Every line below should be copied exactly; drop the pictures.
--- Start of Provided material ---
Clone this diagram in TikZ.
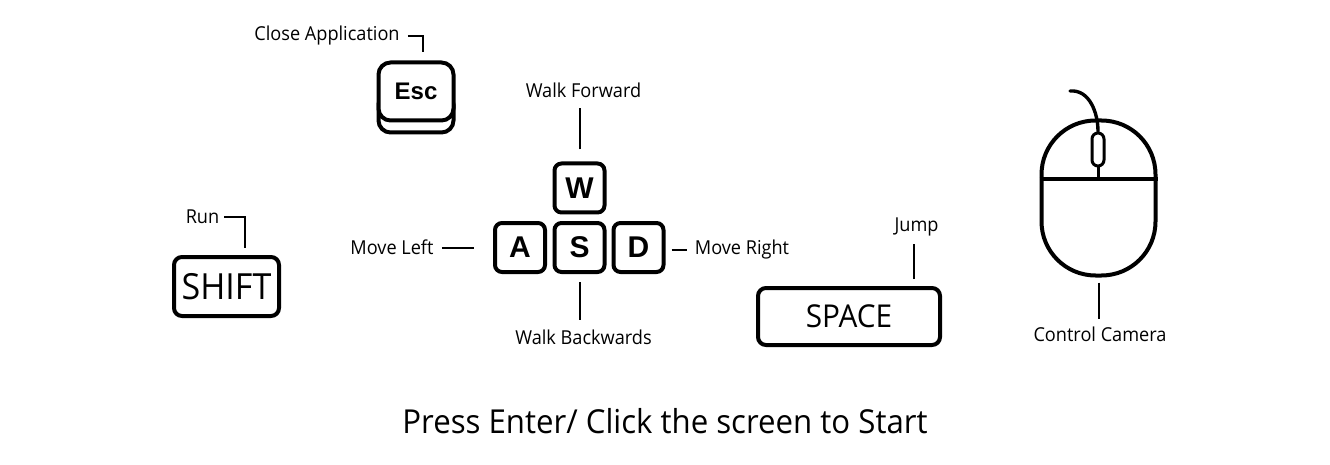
\documentclass[tikz,border=0pt]{standalone}
\usepackage{fontspec}
\setmainfont[FakeStretch=0.945]{Open Sans}
\newfontfamily\keyfont{Liberation Sans}
\begin{document}
\begin{tikzpicture}[x=1pt,y=-1pt,
    key/.style = {draw, line width=4pt, fill=white, rounded corners=7pt, inner sep=0pt, font=\keyfont\bfseries\fontsize{30}{30}\selectfont},
    bigkey/.style = {key, rounded corners=8pt, font=\fontsize{36}{36}\selectfont},
    lbl/.style = {inner sep=0pt, font=\fontsize{19.2}{22}\selectfont},
    leader/.style = {line width=2pt}]
    \useasboundingbox (0,0) rectangle (1330,465);
    \node[key] (escbase) [minimum width=75pt, minimum height=40pt, rounded corners=12pt] at (416,112.5) {};
    \node[key] (esc) [minimum width=75pt, minimum height=58pt, rounded corners=12pt, font=\keyfont\bfseries\fontsize{24}{24}\selectfont] at (416,91.5) {Esc};
    \node[key] (w) [minimum width=50pt, minimum height=49pt] at (579.5,188) {W};
    \node[key] (a) [minimum width=50pt, minimum height=49pt] at (520,247.5) {A};
    \node[key] (s) [minimum width=50pt, minimum height=49pt] at (579.5,247.5) {S};
    \node[key] (d) [minimum width=50pt, minimum height=49pt] at (638.5,247.5) {D};
    \node[bigkey] (shift) [minimum width=105pt, minimum height=59pt] at (226.5,286.5) {SHIFT};
    \node[bigkey] (space) [minimum width=182pt, minimum height=57pt, font=\fontsize{31.5}{32}\selectfont] at (849,316.5) {SPACE};
    \node[key] (mouse) [minimum width=114pt, minimum height=155pt, rounded corners=54pt, fill=none] at (1098.5,198) {};
    \node[key] (wheel) [minimum width=12pt, minimum height=33pt, rounded corners=6pt, line width=3pt] at (1098,149.5) {};
    \coordinate (divider) at (1098,179);
    \coordinate (cordend) at (1070,91);
    \node[lbl] (lblesc) at (327,36) {Close Application};
    \node[lbl] (lblw) at (583.5,90) {Walk Forward};
    \node[lbl] (lbla) at (392,247.5) {Move Left};
    \node[lbl] (lbld) at (742,249.5) {Move Right};
    \node[lbl] (lbls) at (583.5,337) {Walk Backwards};
    \node[lbl] (lblspace) at (916.5,226.5) {Jump};
    \node[lbl] (lblshift) at (202.5,217) {Run};
    \node[lbl] (lblmouse) at (1100,334) {Control Camera};
    \node (start) [inner sep=0pt, font=\fontsize{33}{36}\selectfont] at (665,421) {Press Enter/ Click the screen to Start};
    \draw[leader, shorten <=8pt, shorten >=8pt] (lblesc.east) -| ([xshift=7pt]esc.north);
    \draw[leader, shorten <=12pt, shorten >=10pt] (w.north) -- (w.north |- lblw.south);
    \draw[leader, shorten <=8pt, shorten >=19pt] (lbla.east) -- (lbla.east -| a.west);
    \draw[leader, shorten <=6pt, shorten >=8pt] (d.east |- lbld.west) -- (lbld.west);
    \draw[leader, shorten <=8pt, shorten >=9pt] (s.south) -- (s.south |- lbls.north);
    \draw[leader, shorten <=7pt, shorten >=8pt] ([xshift=65pt]space.north) -- ([xshift=65pt]space.north |- lblspace.south);
    \draw[leader, shorten <=5pt, shorten >=7pt] (lblshift.east) -| ([xshift=18.5pt]shift.north);
    \draw[leader, shorten <=5pt, shorten >=7pt] (mouse.south) -- (mouse.south |- lblmouse.north);
    \draw[line width=4pt] (mouse.west |- divider) -- (mouse.east |- divider);
    \draw[line width=3pt] (wheel.south) -- (wheel.south |- divider);
    \draw[line width=3.4pt, line cap=round] (cordend) to [out=5,in=90] (wheel.north);
\end{tikzpicture}
\end{document}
--- End of Provided material ---
* _Response below_
Clone this diagram in TikZ.
\documentclass[tikz,border=0pt]{standalone}
\usepackage{fontspec}
\setmainfont[FakeStretch=0.945]{Open Sans}
\newfontfamily\keyfont{Liberation Sans}
\begin{document}
\begin{tikzpicture}[x=1pt,y=-1pt,
    key/.style = {draw, line width=4pt, fill=white, rounded corners=7pt, inner sep=0pt, font=\keyfont\bfseries\fontsize{30}{30}\selectfont},
    bigkey/.style = {key, rounded corners=8pt, font=\fontsize{36}{36}\selectfont},
    lbl/.style = {inner sep=0pt, font=\fontsize{19.2}{22}\selectfont},
    leader/.style = {line width=2pt}]
    \useasboundingbox (0,0) rectangle (1330,465);
    \node[key] (escbase) [minimum width=75pt, minimum height=40pt, rounded corners=12pt] at (416,112.5) {};
    \node[key] (esc) [minimum width=75pt, minimum height=58pt, rounded corners=12pt, font=\keyfont\bfseries\fontsize{24}{24}\selectfont] at (416,91.5) {Esc};
    \node[key] (w) [minimum width=50pt, minimum height=49pt] at (579.5,188) {W};
    \node[key] (a) [minimum width=50pt, minimum height=49pt] at (520,247.5) {A};
    \node[key] (s) [minimum width=50pt, minimum height=49pt] at (579.5,247.5) {S};
    \node[key] (d) [minimum width=50pt, minimum height=49pt] at (638.5,247.5) {D};
    \node[bigkey] (shift) [minimum width=105pt, minimum height=59pt] at (226.5,286.5) {SHIFT};
    \node[bigkey] (space) [minimum width=182pt, minimum height=57pt, font=\fontsize{31.5}{32}\selectfont] at (849,316.5) {SPACE};
    \node[key] (mouse) [minimum width=114pt, minimum height=155pt, rounded corners=54pt, fill=none] at (1098.5,198) {};
    \node[key] (wheel) [minimum width=12pt, minimum height=33pt, rounded corners=6pt, line width=3pt] at (1098,149.5) {};
    \coordinate (divider) at (1098,179);
    \coordinate (cordend) at (1070,91);
    \node[lbl] (lblesc) at (327,36) {Close Application};
    \node[lbl] (lblw) at (583.5,90) {Walk Forward};
    \node[lbl] (lbla) at (392,247.5) {Move Left};
    \node[lbl] (lbld) at (742,249.5) {Move Right};
    \node[lbl] (lbls) at (583.5,337) {Walk Backwards};
    \node[lbl] (lblspace) at (916.5,226.5) {Jump};
    \node[lbl] (lblshift) at (202.5,217) {Run};
    \node[lbl] (lblmouse) at (1100,334) {Control Camera};
    \node (start) [inner sep=0pt, font=\fontsize{33}{36}\selectfont] at (665,421) {Press Enter/ Click the screen to Start};
    \draw[leader, shorten <=8pt, shorten >=8pt] (lblesc.east) -| ([xshift=7pt]esc.north);
    \draw[leader, shorten <=12pt, shorten >=10pt] (w.north) -- (w.north |- lblw.south);
    \draw[leader, shorten <=8pt, shorten >=19pt] (lbla.east) -- (lbla.east -| a.west);
    \draw[leader, shorten <=6pt, shorten >=8pt] (d.east |- lbld.west) -- (lbld.west);
    \draw[leader, shorten <=8pt, shorten >=9pt] (s.south) -- (s.south |- lbls.north);
    \draw[leader, shorten <=7pt, shorten >=8pt] ([xshift=65pt]space.north) -- ([xshift=65pt]space.north |- lblspace.south);
    \draw[leader, shorten <=5pt, shorten >=7pt] (lblshift.east) -| ([xshift=18.5pt]shift.north);
    \draw[leader, shorten <=5pt, shorten >=7pt] (mouse.south) -- (mouse.south |- lblmouse.north);
    \draw[line width=4pt] (mouse.west |- divider) -- (mouse.east |- divider);
    \draw[line width=3pt] (wheel.south) -- (wheel.south |- divider);
    \draw[line width=3.4pt, line cap=round] (cordend) to [out=5,in=90] (wheel.north);
\end{tikzpicture}
\end{document}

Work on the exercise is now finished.